We came to Bombay in March 1974. She was a student of sixth standard. I took her to Bombay Scottish High School for admission. Everybody had told me that admission would be impossible. But one look at her and that great principal gave a lie to canards that entry into the school was linked with the size of “donation”.

Neerja was a very sensitive, deeply affectionate and an extremely decent person who believed in sharing with her people all her joys but not the jolts. She had well defined principles and there was little room for compromise in that area. Of the 23 years of her life, she had lived 22 years and 10 months under bracing sunshine. The two month long ugly patch was a dowry cloud. Following her ad-based arranged marriage in March 1985, she had gone to the Gulf to join her husband to set up a happy home. But the marriage went sour within two months. She was starved off finance and food in a foreign land and the bright girl lost five kg of weight in two months. She had to borrow money from the husband even to make a telephone call.

Before the marriage, it was made clear that it would be a dowry less marriage. But when she reached the “ordained home” she was told that even a “very poor man gives something to his daughter in marriage”. She came back to Bombay to honour a modelling contract. An ugly letter followed, listing terms for her return, which no person with self-respect could accept. The letter listed a straight formula: accept the humiliating terms without a whimper and return at your own cost or “we will separate”. The worst was that the letter asked her as to what was she? “You are just a graduate”. The young girl could not pocket this. She applied for a flight attendant’s job with Pam Am. There were nearly 10,000 applications but Neerja Harish easily found place among the top 80. Some of her close friends in Pan Am knew of her marriage mishap. They say that Neerja had been clearly stating that if one day something happened to her, please see that even “his” shadow did not fall on her dead body.

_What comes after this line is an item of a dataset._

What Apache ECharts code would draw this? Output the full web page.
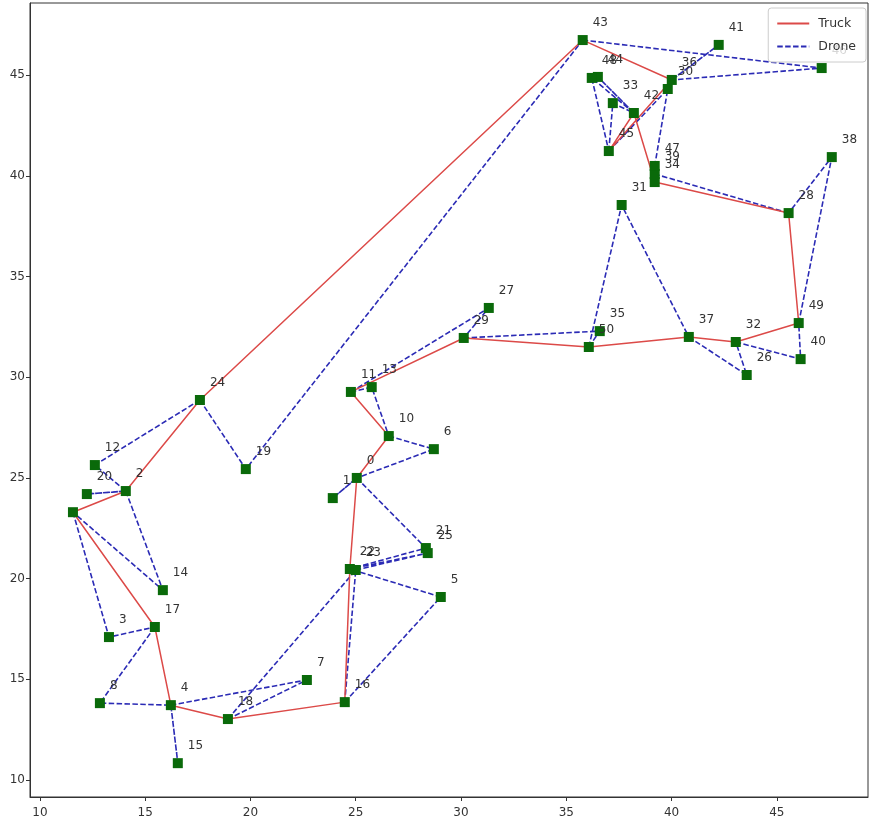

The girl with sinews of steel accepted the challenge “what are you” and has told “what she was”.

The Pan Am job was a great success from day one. She went to Miami for training as a flight attendant but she returned home as a Purser. Nothing can, possibly, state her Pan Am stature better than a letter received from her instructor (at Miami), Mr. Keith D. Smith saying: “The courageous manner in which she lived was very evident in the courageous manner in which she died. Shielding 3 small children from danger was a bold, daring and brave act that so dignified Neerja’s personality. She was a wonderful human being. All those who were concerned with her Miami training, including the ‘local mother’, have expressed similar assessment of Neerja.”